Selon lui, l’éloignement de certains sites proposés avec les grands centres urbains et les points d’atterrissages des câbles sous-marins n’est d’ailleurs pas forcément dissuasif, dans la mesure où les entreprises du cloud et de l’IA “sont moins sensibles à la problématique de la latence” que ne le sont les banques, par exemple.
De l’amour et des preuves d’amour
Portés par le soutien affiché du gouvernement, les opérateurs se sentent donc pousser des ailes, mais attendent tout de même de voir si celui-ci tiendra parole et fera le nécessaire pour lever d’autres freins à leur implantation. A commencer par les formalités administratives : permis de construire, autorisations environnementales, demandes de raccordement électrique…
Le projet de loi de simplification, maintes fois reporté, doit faire rentrer les grands projets de datacenters dans la catégorie des “projets industriels d’intérêt majeur”. Un sésame qui pourrait accélérer certaines procédures et leur faire gagner de précieuses places dans la file d’attente de RTE. Lequel propose aussi de modifier une circulaire datant de 2002 afin de raccourcir la durée des concertations préalables, histoire de gagner quelques mois.

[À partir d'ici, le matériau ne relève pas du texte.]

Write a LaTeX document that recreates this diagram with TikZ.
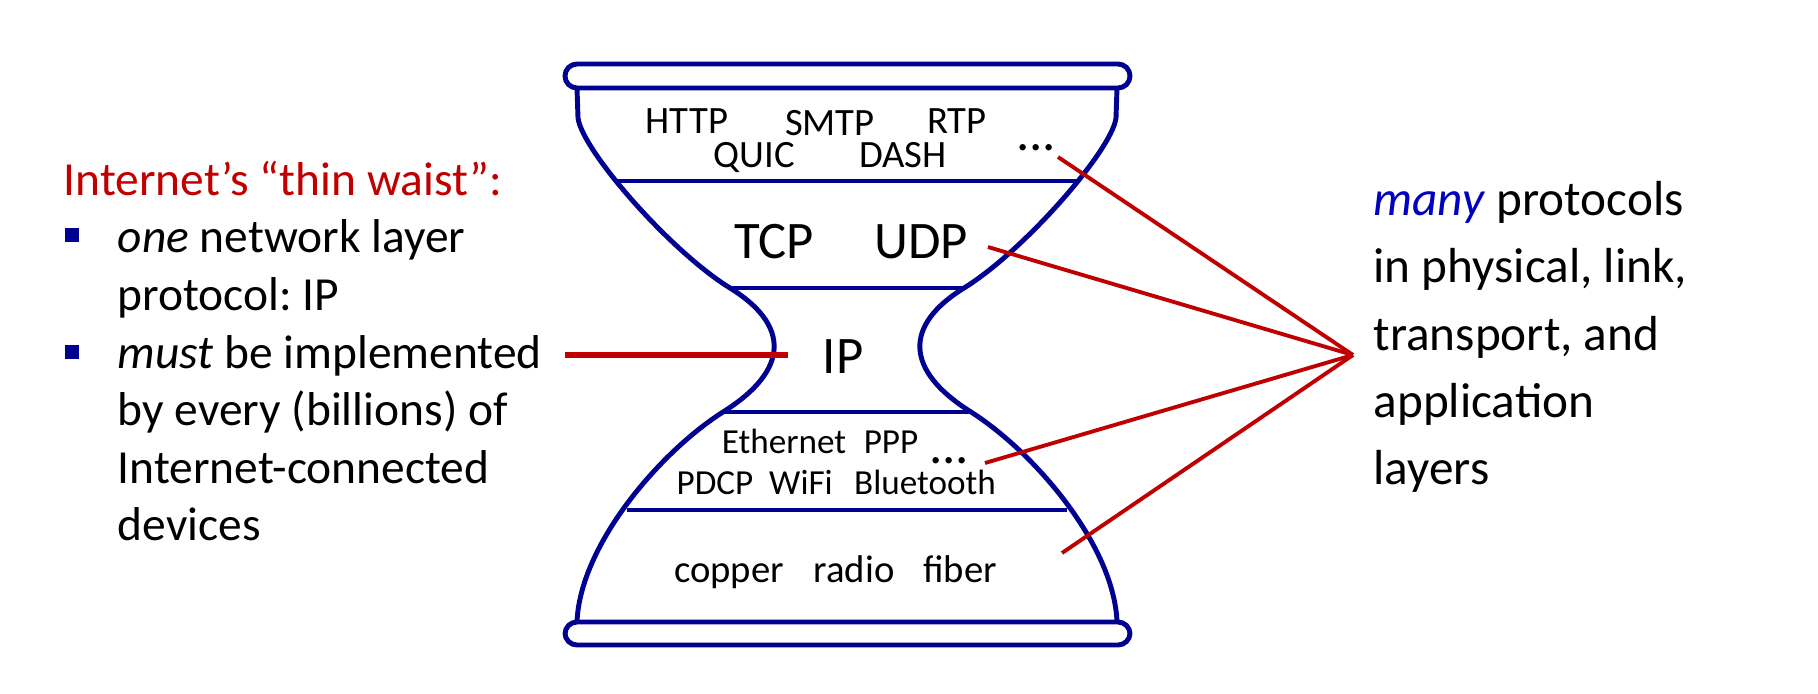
\documentclass[tikz,border=0pt]{standalone}
\usepackage{fontspec}
\setmainfont{Carlito}
\frenchspacing
\definecolor{hgblue}{RGB}{0,0,145}
\definecolor{waistred}{RGB}{192,0,0}
\definecolor{manyblue}{RGB}{0,0,190}
\begin{document}
\begin{tikzpicture}[x=0.01cm,y=-0.01cm,
    glass/.style={draw=hgblue,line width=1.4pt},
    redline/.style={draw=waistred,line width=1.1pt},
    small/.style={anchor=base,inner sep=0pt,font=\fontsize{11}{13}\selectfont},
    tiny/.style={anchor=base,inner sep=0pt,font=\fontsize{10}{12}\selectfont},
    big/.style={anchor=base,inner sep=0pt,font=\fontsize{15}{18}\selectfont},
    lefttext/.style={anchor=base west,inner sep=0pt,font=\fontsize{13.5}{16}\selectfont},
    righttext/.style={anchor=base west,inner sep=0pt,font=\fontsize{14}{17}\selectfont},
    bullet/.style={fill=hgblue,minimum size=4pt,inner sep=0pt}]
  \useasboundingbox (0,0) rectangle (1818,694);

  % hourglass
  \draw[glass,rounded corners=3.4pt] (565,64) rectangle (1130,88);
  \draw[glass,rounded corners=3.4pt] (565,622) rectangle (1130,645);
  \draw[glass] (577,88) -- (578,118) .. controls (582,150) and (670,251) .. (730,288)
    .. controls (790,325) and (790,370) .. (723,412)
    .. controls (660,452) and (580,545) .. (577,622);
  \draw[glass] (1117,88) -- (1116,118) .. controls (1112,150) and (1024,251) .. (964,288)
    .. controls (904,325) and (904,370) .. (971,412)
    .. controls (1034,452) and (1114,545) .. (1117,622);
  \draw[glass] (617,181) -- (1077,181);
  \draw[glass] (730,288) -- (964,288);
  \draw[glass] (723,412) -- (971,412);
  \draw[glass] (627,510) -- (1067,510);

  % layers
  \node[small] (http) at (687,133) {HTTP};
  \node[small] (smtp) at (830,135) {SMTP};
  \node[small] (rtp) at (957,133) {RTP};
  \node[small] (quic) at (754,167) {QUIC};
  \node[small] (dash) at (903,167) {DASH};
  \node[big] (appdots) at (1036,150) {...};
  \node[big] (tcp) at (774,258) {TCP};
  \node[big] (udp) at (921,258) {UDP};
  \node[big] (ip) at (843,373) {IP};
  \node[tiny] (eth) at (784,453) {Ethernet};
  \node[tiny] (ppp) at (891,453) {PPP};
  \node[big] (linkdots) at (949,463) {...};
  \node[tiny] (pdcp) at (715,494) {PDCP};
  \node[tiny] (wifi) at (801,494) {WiFi};
  \node[tiny] (bt) at (925,494) {Bluetooth};
  \node[small] (copper) at (729,582) {copper};
  \node[small] (radio) at (854,582) {radio};
  \node[small] (fiber) at (960,582) {fiber};

  % left text
  \node[lefttext,text=waistred] (title) at (63,195) {Internet’s “thin waist”:};
  \node[bullet] (b1) at (72,235) {};
  \node[lefttext] (one1) at (117,252) {\textit{one} network layer};
  \node[lefttext] (one2) at (117,310) {protocol: IP};
  \node[bullet] (b2) at (72,352) {};
  \node[lefttext] (must1) at (117,368) {\textit{must} be implemented};
  \node[lefttext] (must2) at (117,425) {by every (billions) of};
  \node[lefttext] (must3) at (117,483) {Internet-connected};
  \node[lefttext] (must4) at (117,540) {devices};

  % right text
  \node[righttext] (many1) at (1373,215) {\textcolor{manyblue}{\textit{many}} protocols};
  \node[righttext] (many2) at (1373,282) {in physical, link,};
  \node[righttext] (many3) at (1373,350) {transport, and};
  \node[righttext] (many4) at (1373,417) {application};
  \node[righttext] (many5) at (1373,484) {layers};

  % pointers
  \coordinate (hub) at (1353,355);
  \coordinate (append) at (1058,157);
  \coordinate (udpend) at (988,247);
  \coordinate (linkend) at (985,463);
  \coordinate (physend) at (1062,553);
  \coordinate (mustend) at (565,355);
  \coordinate (ipend) at (788,355);
  \draw[redline] (append) -- (hub);
  \draw[redline] (udpend) -- (hub);
  \draw[redline] (linkend) -- (hub);
  \draw[redline] (physend) -- (hub);
  \draw[redline,line width=1.7pt] (mustend) -- (ipend);
\end{tikzpicture}
\end{document}
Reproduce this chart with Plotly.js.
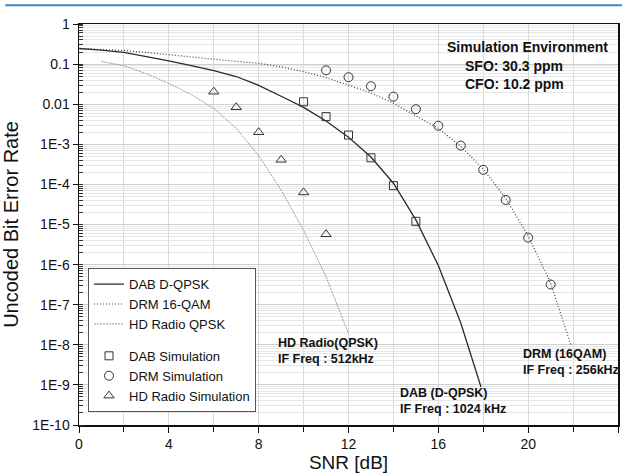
<!DOCTYPE html>
<html>
<head>
<meta charset="utf-8">
<script src="https://cdn.plot.ly/plotly-3.0.1.min.js"></script>
<style>html,body{margin:0;padding:0;background:#fff}#chart{width:622px;height:473px}</style>
</head>
<body>
<div id="chart"></div>
<script>
// Theoretical curves
const dabX = [0,1,2,3,4,5,6,7,8,9,10,11,12,13,14,15,16,17,17.9];
const dabY = [0.245,0.224,0.195,0.155,0.120,0.0912,0.0692,0.049,0.0295,0.0158,0.0083,0.0038,0.0015,4.8e-4,1.07e-4,1.3e-5,9.5e-7,3.5e-8,8.9e-10];
const drmX = [0,1,2,3,4,5,6,7,8,9,10,11,12,13,14,15,16,17,18,19,20,21,21.9];
const drmY = [0.245,0.234,0.219,0.195,0.170,0.151,0.132,0.117,0.105,0.085,0.065,0.046,0.030,0.019,0.0105,0.0052,0.0025,8.9e-4,2.4e-4,4.5e-5,5.2e-6,3.5e-7,1.0e-8];
const hdX = [1,2,3,4,5,6,7,8,9,10,11,12];
const hdY = [0.117,0.091,0.0575,0.033,0.0174,0.0079,0.0025,5.2e-4,7.2e-5,7.2e-6,5.0e-7,1.9e-8];
// Simulation points
const dabSimX = [10,11,12,13,14,15];
const dabSimY = [0.0115,0.0049,0.0017,4.6e-4,9.3e-5,1.2e-5];
const drmSimX = [11,12,13,14,15,16,17,18,19,20,21];
const drmSimY = [0.07,0.047,0.028,0.0154,0.0075,0.0029,9.3e-4,2.3e-4,4.1e-5,4.7e-6,3.2e-7];
const hdSimX = [6,7,8,9,10,11];
const hdSimY = [0.0205,0.0084,0.002,4.1e-4,6.3e-5,5.7e-6];
// Axis ticks
const xTicks = [0,4,8,12,16,20,24];
const yTickVals = [1,0.1,0.01,1e-3,1e-4,1e-5,1e-6,1e-7,1e-8,1e-9,1e-10];
const yTickText = ['1','0.1','0.01','1E-3','1E-4','1E-5','1E-6','1E-7','1E-8','1E-9','1E-10'];
const seriesNames = ['DAB D-QPSK','DRM 16-QAM','HD Radio QPSK','DAB Simulation','DRM Simulation','HD Radio Simulation'];

const FONT = 'Arial, "Liberation Sans", sans-serif';
const mk = {color:'rgba(0,0,0,0)', line:{color:'#333', width:1}};

const traces = [
  {x:dabX, y:dabY, name:seriesNames[0], mode:'lines', legendgroup:'a', line:{color:'#2a2a2a', width:1.3}},
  {x:drmX, y:drmY, name:seriesNames[1], mode:'lines', legendgroup:'a', line:{color:'#444', width:1.2, dash:'1px,2px'}},
  {x:hdX, y:hdY, name:seriesNames[2], mode:'lines', legendgroup:'a', line:{color:'#999', width:1, dash:'2px,1px'}},
  {x:dabSimX, y:dabSimY, name:seriesNames[3], mode:'markers', legendgroup:'b', marker:Object.assign({symbol:'square', size:8}, mk)},
  {x:drmSimX, y:drmSimY, name:seriesNames[4], mode:'markers', legendgroup:'b', marker:Object.assign({symbol:'circle', size:9}, mk)},
  {x:hdSimX, y:hdSimY, name:seriesNames[5], mode:'markers', legendgroup:'b', marker:Object.assign({symbol:'triangle-up', size:9}, mk)}
];

const annFont = {family:FONT, size:12.5, color:'#111', weight:'bold'};
const layout = {
  width:622, height:473,
  margin:{l:79, r:4, t:24, b:48},
  paper_bgcolor:'#fff', plot_bgcolor:'#fff',
  font:{family:FONT, color:'#111'},
  showlegend:true,
  legend:{x:0.0167, y:0.032, xanchor:'left', yanchor:'bottom', traceorder:'grouped', tracegroupgap:12,
          bgcolor:'#fff', bordercolor:'#555', borderwidth:1, font:{family:FONT, size:13, color:'#111'}},
  xaxis:{range:[0,24], tickvals:xTicks, ticks:'outside', ticklen:6, tickcolor:'#111', tickwidth:1,
         showline:true, linecolor:'#111', linewidth:1.5, mirror:true, zeroline:false,
         showgrid:true, gridcolor:'#d9d9d9', gridwidth:1,
         minor:{dtick:2, ticks:'outside', ticklen:5, tickcolor:'#111', showgrid:true, gridcolor:'#d9d9d9'},
         tickfont:{family:FONT, size:14, color:'#111'},
         title:{text:'SNR [dB]', font:{family:FONT, size:19, color:'#111'}, standoff:6}},
  yaxis:{type:'log', range:[-10,0], tickmode:'array', tickvals:yTickVals, ticktext:yTickText,
         ticks:'outside', ticklen:5, tickcolor:'#111', tickwidth:1,
         showline:true, linecolor:'#111', linewidth:1.5, mirror:true, zeroline:false,
         showgrid:true, gridcolor:'#cfcfcf', gridwidth:1,
         minor:{dtick:'D1', ticks:'inside', ticklen:4, tickcolor:'#333', showgrid:true, gridcolor:'#e6e6e6'},
         tickfont:{family:FONT, size:14, color:'#111'},
         title:{text:'Uncoded Bit Error Rate', font:{family:FONT, size:20, color:'#111'}, standoff:8}},
  shapes:[{type:'line', xref:'paper', yref:'paper', x0:-0.137, x1:1.01, y0:1.047, y1:1.047, line:{color:'#3f86c5', width:2}}],
  annotations:[
    {xref:'x', yref:'y', x:19.95, y:-0.566, text:'Simulation Environment', showarrow:false, xanchor:'center', yanchor:'middle', font:{family:FONT, size:14, color:'#111', weight:'bold'}},
    {xref:'x', yref:'y', x:17.1, y:-1.275, text:'SFO: 30.3 ppm<br>CFO: 10.2 ppm', showarrow:false, xanchor:'left', yanchor:'middle', align:'left', font:{family:FONT, size:14, color:'#111', weight:'bold'}},
    {xref:'x', yref:'y', x:8.75, y:-8.16, text:'HD Radio(QPSK)<br>IF Freq : 512kHz', showarrow:false, xanchor:'left', yanchor:'middle', align:'left', font:annFont},
    {xref:'x', yref:'y', x:14.2, y:-9.40, text:'DAB (D-QPSK)<br>IF Freq : 1024 kHz', showarrow:false, xanchor:'left', yanchor:'middle', align:'left', font:annFont},
    {xref:'x', yref:'y', x:19.67, y:-8.42, text:'DRM (16QAM)<br>IF Freq : 256kHz', showarrow:false, xanchor:'left', yanchor:'middle', align:'left', font:annFont}
  ]
};
Plotly.newPlot('chart', traces, layout, {staticPlot:true, displayModeBar:false});
</script>
</body>
</html>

A condition de ne pas placer la barre trop haut. Data4 milite par exemple pour fixer le seuil d’éligibilité des projets à partir d’une puissance électrique de 100 mégawatts. Equinix attend lui aussi beaucoup de cette loi : il ne prévoit pas d’annoncer d’investissements avant d’obtenir ce statut coupe-file, et des garanties sur le prix de l’électricité.